Penns Woods would turn out to not only be a great place to work, but a great place to find love. Creato’s now husband, Davide Creato, came to the United States from Italy in 2011 to take a job at the winery. That relationship only deepened her passion for wine, as the couple traveled the world exploring local wines.
“On my first visit to Italy with him, he introduced me to Trebbiano and Pecorino (the wine, not the cheese),” she recalls. “I love finding and trying varietals that aren’t well known.”
That said, Creato has a few all-time favorite grapes, including Sauvignon Blanc, Sylvaner and Pinot Noir.
Pinot Noir is my go-to red for sipping on. We are releasing our first Pinot Noir at Penns Woods this summer, which I think will be a game changer in our wine line up.”
Creato loves tracking the tastes of customers and thinking of ways to get them excited about the next hot thing.
“Our customer base is branching out more every year and is becoming increasingly interested in dry wines,” she says. “They are loving the uncommon varietals such as Chambourcin, Viognier, and Grüner Veltliner. Our White Merlot, which is a bone-dry rosé, is by far our top selling wine. Rosé is popping right now, and the fact that our White Merlot is dry makes it even more appealing to our customers. ”

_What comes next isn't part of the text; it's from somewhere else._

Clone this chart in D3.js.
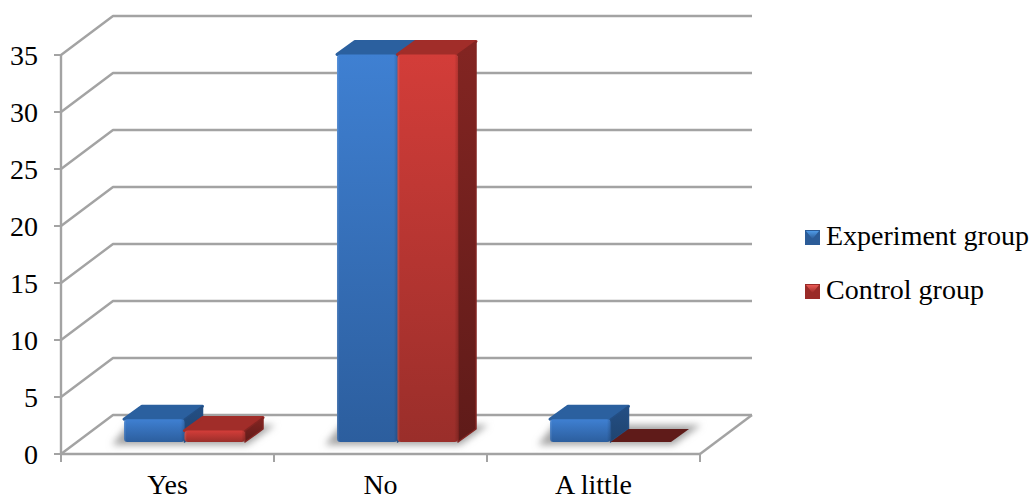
<!DOCTYPE html>
<html>
<head>
<meta charset="utf-8">
<script src="https://cdn.jsdelivr.net/npm/d3@7"></script>
<style>
html,body{margin:0;padding:0;background:#fff;overflow:hidden}
text{font-family:"Liberation Serif","Times New Roman",serif;fill:#000}
</style>
</head>
<body>
<svg id="chart" width="1032" height="500"></svg>
<script>
const categories = ["Yes", "No", "A little"];
const seriesNames = ["Experiment group", "Control group"];
const experimentValues = [2, 34, 2];
const controlValues = [1, 34, 0];
const yTicks = [0, 5, 10, 15, 20, 25, 30, 35];

const palettes = [
  {key:"blue", hi:"#3f80d2", lo:"#2c5e9e", top:"#2b609f", side:"#244f84", sideLo:"#1f4470", swHi:"#4f9be8", swLo:"#2c5c98"},
  {key:"red",  hi:"#d33d39", lo:"#9a2e2a", top:"#a12d29", side:"#832522", sideLo:"#5f1b19", swHi:"#ea5a55", swLo:"#9a2b28"}
];

const svg = d3.select("#chart");
const defs = svg.append("defs");

// Front plane of the 3D box and the oblique offset of the back wall
const x = d3.scaleBand().domain(categories).range([61, 700]);
const y = d3.scaleLinear().domain([0, 35]).range([454, 55]);
const inner = d3.scaleBand().domain(seriesNames).range([0, x.bandwidth()]).paddingOuter(0.76).paddingInner(0);
const depthX = 52, depthY = -39;
// Bars stand a little way in from the floor's front edge and are one unit of depth deep
const barInsetX = 17, barInsetY = -12, barDepthX = 18, barDepthY = -13;
const P = (px, py, d) => [px + depthX * d, py + depthY * d];
const poly = pts => pts.map(p => p.join(",")).join(" ");

const GRID = "#a3a3a3";
const FONT = 28;

palettes.forEach(c => {
  const front = defs.append("linearGradient").attr("id", "front-" + c.key).attr("x1", 0).attr("x2", 0).attr("y1", 0).attr("y2", 1);
  front.append("stop").attr("offset", 0).attr("stop-color", c.hi);
  front.append("stop").attr("offset", 1).attr("stop-color", c.lo);
  const side = defs.append("linearGradient").attr("id", "side-" + c.key).attr("x1", 0).attr("x2", 0).attr("y1", 0).attr("y2", 1);
  side.append("stop").attr("offset", 0).attr("stop-color", c.side);
  side.append("stop").attr("offset", 1).attr("stop-color", c.sideLo);
  const sw = defs.append("linearGradient").attr("id", "swatch-" + c.key).attr("x1", 0).attr("x2", 0).attr("y1", 0).attr("y2", 1);
  sw.append("stop").attr("offset", 0).attr("stop-color", c.swHi);
  sw.append("stop").attr("offset", 1).attr("stop-color", c.swLo);
});
defs.append("filter").attr("id", "soft").attr("x", "-20%").attr("y", "-50%").attr("width", "140%").attr("height", "200%")
  .append("feGaussianBlur").attr("stdDeviation", 3.5);
const bevel = defs.append("linearGradient").attr("id", "bevel");
[[0, "#fff", .16], [.04, "#fff", 0], [.94, "#000", 0], [1, "#000", .16]].forEach(s =>
  bevel.append("stop").attr("offset", s[0]).attr("stop-color", s[1]).attr("stop-opacity", s[2]));

// Gridlines on the left and back walls
const grid = svg.append("g").attr("fill", "none").attr("stroke", GRID).attr("stroke-width", 2.4).attr("stroke-linejoin", "round");
yTicks.forEach(t => {
  const a = [x.range()[0], y(t)];
  const b = P(a[0], a[1], 1);
  const c = P(x.range()[1], a[1], 1);
  grid.append("polyline").attr("points", poly([a, b, c]));
});
// Floor edge on the right
grid.append("polyline").attr("points", poly([[x.range()[1], y(0)], P(x.range()[1], y(0), 1)]));

// Value axis
const yAxis = svg.append("g");
yAxis.append("line").attr("x1", 61).attr("x2", 61).attr("y1", y(35)).attr("y2", y(0)).attr("stroke", GRID).attr("stroke-width", 2.4);
yTicks.forEach(t => {
  yAxis.append("line").attr("x1", 54).attr("x2", 61).attr("y1", y(t)).attr("y2", y(t)).attr("stroke", GRID).attr("stroke-width", 2);
  yAxis.append("text").attr("x", 38).attr("y", y(t) + 10).attr("text-anchor", "end").attr("font-size", FONT).text(t);
});

// Category axis
const xAxis = svg.append("g");
xAxis.append("line").attr("x1", x.range()[0]).attr("x2", x.range()[1]).attr("y1", y(0)).attr("y2", y(0)).attr("stroke", GRID).attr("stroke-width", 2.4);
[x.range()[0], ...categories.map(c => x(c) + x.bandwidth())].forEach(v => {
  xAxis.append("line").attr("x1", v).attr("x2", v).attr("y1", y(0)).attr("y2", y(0) + 8).attr("stroke", GRID).attr("stroke-width", 2);
});
categories.forEach(c => {
  xAxis.append("text").attr("x", x(c) + x.bandwidth() / 2).attr("y", 493.5).attr("text-anchor", "middle").attr("font-size", FONT).text(c);
});

// Soft floor shadows, one per category group
const shadows = svg.append("g").attr("filter", "url(#soft)").attr("fill", "#a4a4a4");
categories.forEach(c => {
  const l = x(c) + inner(seriesNames[0]) + barInsetX;
  const r = x(c) + inner(seriesNames[1]) + inner.bandwidth() + barInsetX;
  const fy = y(0) + barInsetY;
  shadows.append("polygon").attr("points", poly([
    [l - 12, fy + 3], [r + 2, fy + 3], [r + 30, fy - 17], [l + 4, fy - 17]
  ]));
});

// Bars: top, side and front faces of each box
const rows = [experimentValues, controlValues];
const bars = svg.append("g");
rows.forEach((values, si) => {
  const c = palettes[si];
  categories.forEach((cat, ci) => {
    const v = values[ci];
    const fx0 = x(cat) + inner(seriesNames[si]) + barInsetX;
    const fx1 = fx0 + inner.bandwidth();
    const fyB = y(0) + barInsetY;
    const fyT = y(v) + barInsetY;
    const dx = barDepthX, dy = barDepthY;
    const g = bars.append("g");
    const topPts = [[fx0, fyT], [fx1, fyT], [fx1 + dx, fyT + dy], [fx0 + dx, fyT + dy]];
    if (v === 0) {
      g.append("polygon").attr("points", poly(topPts)).attr("fill", c.sideLo);
      return;
    }
    g.append("polygon").attr("points", poly(topPts)).attr("fill", c.top)
      .attr("stroke", c.top).attr("stroke-width", 3).attr("stroke-linejoin", "round");
    g.append("polygon").attr("points", poly([[fx1, fyT], [fx1 + dx, fyT + dy], [fx1 + dx, fyB + dy], [fx1, fyB]]))
      .attr("fill", `url(#side-${c.key})`).attr("stroke", c.side).attr("stroke-width", 1.5).attr("stroke-linejoin", "round");
    g.append("rect").attr("x", fx0).attr("y", fyT).attr("width", fx1 - fx0).attr("height", fyB - fyT)
      .attr("rx", 3.5).attr("fill", `url(#front-${c.key})`);
    g.append("rect").attr("x", fx0).attr("y", fyT).attr("width", fx1 - fx0).attr("height", fyB - fyT)
      .attr("rx", 3.5).attr("fill", "url(#bevel)");
  });
});

// Legend
const legendRows = [245, 299];
seriesNames.forEach((name, i) => {
  const base = legendRows[i];
  const c = palettes[i];
  const s = 15, lx = 805, ty = base - 15;
  const g = svg.append("g");
  g.append("rect").attr("x", lx).attr("y", ty).attr("width", s).attr("height", s).attr("fill", c.swLo);
  g.append("polygon").attr("points", poly([[lx + 1, ty + 1], [lx + s - 1, ty + 1], [lx + s / 2, ty + s * .6]])).attr("fill", `url(#swatch-${c.key})`);
  g.append("text").attr("x", 826).attr("y", base).attr("font-size", FONT).text(name);
});
</script>
</body>
</html>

“Penns Woods has a very youthful team, which is beneficial from the technological and creative standpoint,” she adds. “The industry itself is rapidly changing with tastes and trends, therefore it is important for us to constantly evolve and stay on top of the trends to keep our customer base happy and excited. It helps to be young at this point because the wine industry is keeping us on our toes.”
Christian Klay, Christian W. Klay Winery
“Some of my very first memories are of sitting in the new vineyard and digging holes for the new plantings,” recalls Christian Klay. “I was about six years old and hadn’t yet caught on that digging holes in the dirt was actually work!”
Those vines were going into the ground at a winery named for…Christian Klay.
“I was about 12 years old when the winery opened,” he says. “It seemed a bit strange to have it named after me and I really wasn’t sure what all the fuss was about. As time went by, I began to have more and more of an appreciation for the business, even though I wasn’t allowed to drink our product. Most of this appreciation was thanks to my mom, Sharon, who let me tag along to learn everything about the industry.”
Klay studied political science and computing at West Virginia University, after graduation he decided to come home for a year to work for the winery. Being re-immersed in the family business provided some unexpected inspiration.
He asked himself, “If mom and dad can make their own wine, maybe I can make my own whiskey?”
Ridge Runner Distillery officially opened officially on July 4, 2015, and sells vodka, rum, white whiskey, apple pie whiskey, peach pie whiskey, root beer, and an aged Bourbon.
Despite his solo project, the winery and the distillery are deeply connected — it’s hard not to be since the buildings are separated by only a few hundred feet. The close relationship allows for some exciting collaborations.
“We are very excited to use our grapes and wine in various products. We are planning a line of brandies and can distill the leftover grapes into grappa after a pressing,” explains Klay. “While a separate business on paper, I consider the winery and the distillery as one big family business.”